Ramię badawcze Pentagonu szuka technologii dla nowej klasy bezzałogowych okrętów pływających nad powierzchnią wody, które mogłyby pokonywać duże odległości.
Wojsko USA bada zdolność USV (z ang. unmanned surface vehicle) do prowadzenia szeregu niebezpiecznych misji na oceanie bez załogi na pokładzie. Chociaż mniejsze, wszechstronne jednostki pływające mogą być przydatne do zadań związanych ze zwiadem, logistyką, wojną elektroniczną i ekspedycyjną oraz operacjami ofensywnymi, to ich rozmiar i kształt sprawiają, że nie radzą sobie najlepiej podczas sztormów.
Dlatego też DARPA, czyli ramię badawcze Pentagonu ma na celu poprawę zdolności operacyjnych dalekiego zasięgu USV marynarki wojennej i korpusu morskiego poprzez stworzenie „pociągów morskich”.
To nic innego, jak ponad trzy fizycznie połączone ze sobą statki, które pływają w skoordynowanych formacjach. Ostatecznym celem jest opracowanie systemów inteligentnych dla bezzałogowych okrętów wojennych, które mogą podróżować tysiące mil oceanicznych i wykonywać swoje obowiązki, a jednocześnie „wykorzystywać wzajemną redukcję oporów powodujących fale”.
Jak czytamy w ogłoszeniu:
Program [Train Advanced Research Projects Agency] Sea Trains ma na celu zrewolucjonizowanie nowej generacji bezzałogowych statków powierzchniowych.
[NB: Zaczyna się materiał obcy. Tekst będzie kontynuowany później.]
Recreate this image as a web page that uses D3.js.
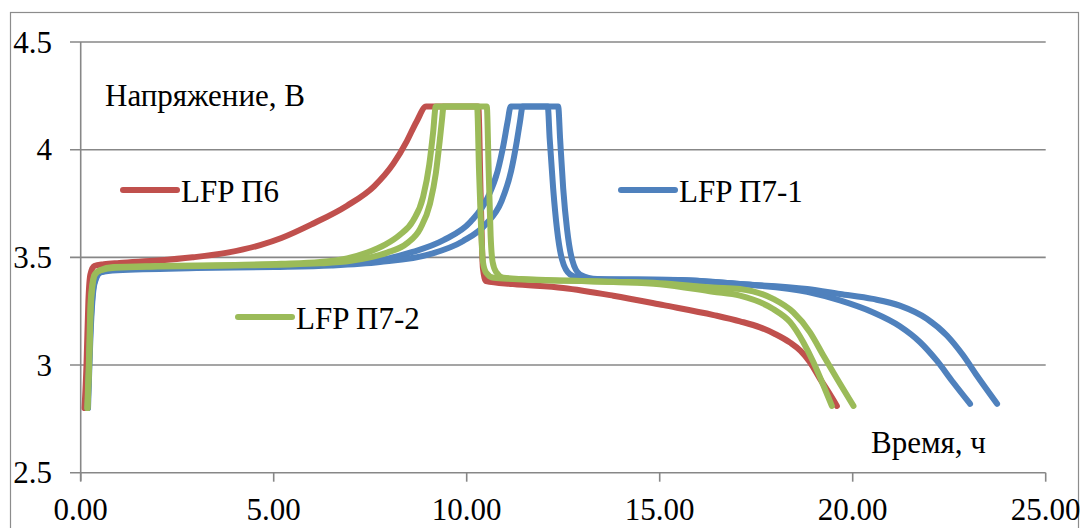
<!DOCTYPE html>
<html>
<head>
<meta charset="utf-8">
<script src="https://cdn.jsdelivr.net/npm/d3@7"></script>
<style>
  html, body { margin: 0; padding: 0; background: #fff; }
  svg { display: block; }
  text { font-family: "Liberation Serif", "Times New Roman", serif; fill: #000; }
</style>
</head>
<body>
<svg id="chart" width="1086" height="528"></svg>
<script>
// Charge/discharge curves: [time, h ; voltage, V]
const lfpP6 = [
  [0.10, 2.80], [0.15, 3.00], [0.20, 3.30], [0.25, 3.42], [0.35, 3.46], [0.60, 3.468],
  [1.00, 3.474], [2.00, 3.485], [2.90, 3.50], [3.80, 3.522], [4.65, 3.557], [5.20, 3.59],
  [6.00, 3.655], [6.90, 3.74], [7.60, 3.83], [8.10, 3.935], [8.45, 4.04], [8.70, 4.13],
  [8.95, 4.20], [10.30, 4.20], [10.36, 3.80], [10.42, 3.45], [10.50, 3.39], [11.20, 3.376],
  [12.50, 3.358], [13.80, 3.322], [15.10, 3.278], [16.40, 3.232], [17.08, 3.203], [17.60, 3.175],
  [18.00, 3.143], [18.38, 3.104], [18.65, 3.066], [18.89, 3.014], [19.15, 2.937], [19.37, 2.875],
  [19.59, 2.81]
];

const lfpP71a = [
  [0.18, 2.80], [0.26, 3.20], [0.35, 3.38], [0.50, 3.43], [0.90, 3.445], [3.00, 3.455],
  [5.00, 3.46], [6.50, 3.468], [7.75, 3.487], [8.60, 3.525], [9.40, 3.58], [10.10, 3.665],
  [10.55, 3.78], [10.80, 3.90], [10.95, 4.02], [11.06, 4.13], [11.14, 4.20], [12.10, 4.20],
  [12.15, 4.05], [12.24, 3.82], [12.34, 3.63], [12.47, 3.49], [12.68, 3.42], [13.00, 3.40],
  [15.50, 3.395], [17.08, 3.376], [18.82, 3.34], [19.67, 3.30], [20.52, 3.245], [21.22, 3.18],
  [21.74, 3.107], [22.18, 3.02], [22.60, 2.92], [23.04, 2.82]
];

const lfpP71b = [
  [0.19, 2.80], [0.27, 3.20], [0.36, 3.38], [0.52, 3.43], [0.95, 3.44], [3.00, 3.45],
  [5.00, 3.455], [6.50, 3.462], [7.75, 3.478], [9.05, 3.515], [9.90, 3.575], [10.50, 3.655],
  [10.90, 3.76], [11.15, 3.90], [11.30, 4.04], [11.38, 4.13], [11.45, 4.20], [12.37, 4.20],
  [12.42, 4.05], [12.50, 3.82], [12.60, 3.63], [12.73, 3.49], [12.94, 3.42], [13.38, 3.40],
  [15.50, 3.395], [17.08, 3.376], [18.82, 3.353], [19.67, 3.33], [20.52, 3.307], [21.22, 3.276],
  [21.92, 3.215], [22.44, 3.137], [22.86, 3.045], [23.22, 2.95], [23.74, 2.82]
];

const lfpP72a = [
  [0.17, 2.80], [0.21, 3.00], [0.26, 3.30], [0.36, 3.42], [0.50, 3.44], [0.85, 3.455],
  [2.00, 3.46], [4.00, 3.465], [5.20, 3.47], [6.20, 3.478], [6.90, 3.495], [7.42, 3.522],
  [7.90, 3.56], [8.27, 3.605], [8.61, 3.67], [8.87, 3.78], [9.03, 3.93], [9.13, 4.08],
  [9.20, 4.20], [10.27, 4.20], [10.32, 3.90], [10.38, 3.60], [10.42, 3.48], [10.50, 3.43],
  [10.70, 3.405], [11.20, 3.40], [13.80, 3.385], [15.00, 3.375], [16.38, 3.34], [17.08, 3.322],
  [17.94, 3.26], [18.38, 3.199], [18.72, 3.106], [18.98, 3.014], [19.24, 2.906], [19.46, 2.81]
];

const lfpP72b = [
  [0.18, 2.80], [0.22, 3.00], [0.27, 3.30], [0.37, 3.42], [0.52, 3.44], [0.90, 3.452],
  [2.00, 3.457], [4.00, 3.462], [5.20, 3.466], [6.20, 3.472], [7.00, 3.484], [7.50, 3.50],
  [7.94, 3.522], [8.45, 3.565], [8.80, 3.635], [9.05, 3.75], [9.20, 3.89], [9.30, 4.04],
  [9.36, 4.14], [9.40, 4.20], [10.52, 4.20], [10.57, 3.90], [10.62, 3.60], [10.67, 3.48],
  [10.77, 3.43], [10.95, 3.405], [11.40, 3.40], [13.80, 3.387], [15.00, 3.38], [16.38, 3.36],
  [17.08, 3.353], [17.94, 3.307], [18.46, 3.245], [18.89, 3.153], [19.24, 3.044], [19.59, 2.937],
  [20.02, 2.81]
];

const xTicks = [0, 5, 10, 15, 20, 25];
const yTicks = [2.5, 3, 3.5, 4, 4.5];

const series = [
  { name: "LFP П6",   color: "#C0504D", curves: [lfpP6] },
  { name: "LFP П7-1", color: "#4F81BD", curves: [lfpP71a, lfpP71b] },
  { name: "LFP П7-2", color: "#9BBB59", curves: [lfpP72a, lfpP72b] }
];

const svg = d3.select("#chart");

// outer chart frame
svg.append("rect")
  .attr("x", 10.5).attr("y", 12.5)
  .attr("width", 1068).attr("height", 540)
  .attr("fill", "none").attr("stroke", "#8c8c8c").attr("stroke-width", 1.2);

const x = d3.scaleLinear().domain([0, 25]).range([80.7, 1045.7]);
const y = d3.scaleLinear().domain([2.5, 4.5]).range([472.7, 42]);

const gridColor = "#878787";

// horizontal gridlines (extend left as tick marks)
svg.append("g").selectAll("line").data(yTicks).join("line")
  .attr("x1", 70).attr("x2", x(25))
  .attr("y1", d => y(d)).attr("y2", d => y(d))
  .attr("stroke", gridColor).attr("stroke-width", 1.6);

// y axis line
svg.append("line")
  .attr("x1", x(0)).attr("x2", x(0))
  .attr("y1", y(4.5)).attr("y2", y(2.5) + 8)
  .attr("stroke", gridColor).attr("stroke-width", 1.6);

// x axis ticks
svg.append("g").selectAll("line").data(xTicks).join("line")
  .attr("x1", d => x(d)).attr("x2", d => x(d))
  .attr("y1", y(2.5)).attr("y2", y(2.5) + 9)
  .attr("stroke", gridColor).attr("stroke-width", 1.6);

// y tick labels
svg.append("g").selectAll("text").data(yTicks).join("text")
  .attr("x", 52).attr("y", d => y(d) + 10.5)
  .attr("text-anchor", "end")
  .attr("font-size", 31)
  .text(d => d3.format("")(d));

// x tick labels
svg.append("g").selectAll("text").data(xTicks).join("text")
  .attr("x", d => x(d)).attr("y", 520)
  .attr("text-anchor", "middle")
  .attr("font-size", 31)
  .text(d => d3.format(".2f")(d));

// curves
const line = d3.line()
  .x(d => x(d[0])).y(d => y(d[1]))
  .curve(d3.curveMonotoneX);

const plot = svg.append("g");
series.forEach(s => {
  s.curves.forEach(c => {
    plot.append("path")
      .datum(c)
      .attr("d", line)
      .attr("fill", "none")
      .attr("stroke", s.color)
      .attr("stroke-width", 6)
      .attr("stroke-linejoin", "round")
      .attr("stroke-linecap", "round");
  });
});

// axis titles
svg.append("text").attr("x", 105).attr("y", 106).attr("font-size", 31).text("Напряжение, В");
svg.append("text").attr("x", 871).attr("y", 453).attr("font-size", 31).text("Время, ч");

// legend entries placed inside the plot
const legendPos = [
  { x1: 123, y: 190, tx: 181, ty: 202 },
  { x1: 621, y: 190, tx: 679, ty: 202 },
  { x1: 238, y: 317, tx: 296, ty: 329 }
];
series.forEach((s, i) => {
  const p = legendPos[i];
  svg.append("line")
    .attr("x1", p.x1).attr("x2", p.x1 + 54)
    .attr("y1", p.y).attr("y2", p.y)
    .attr("stroke", s.color).attr("stroke-width", 6)
    .attr("stroke-linecap", "round");
  svg.append("text").attr("x", p.tx).attr("y", p.ty).attr("font-size", 31).text(s.name);
});
</script>
</body>
</html>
Program ma obejmować dwie fazy i trwać 36 miesięcy. Pierwsza faza obejmie projektowanie koncepcyjne, analizy, symulacje i testowanie modeli skalowanych, a druga będzie obejmować aktualizacje i dodatkowe testy. Finansowanie z kolei będzie zależeć od jakości otrzymanych wniosków i dostępności kapitału.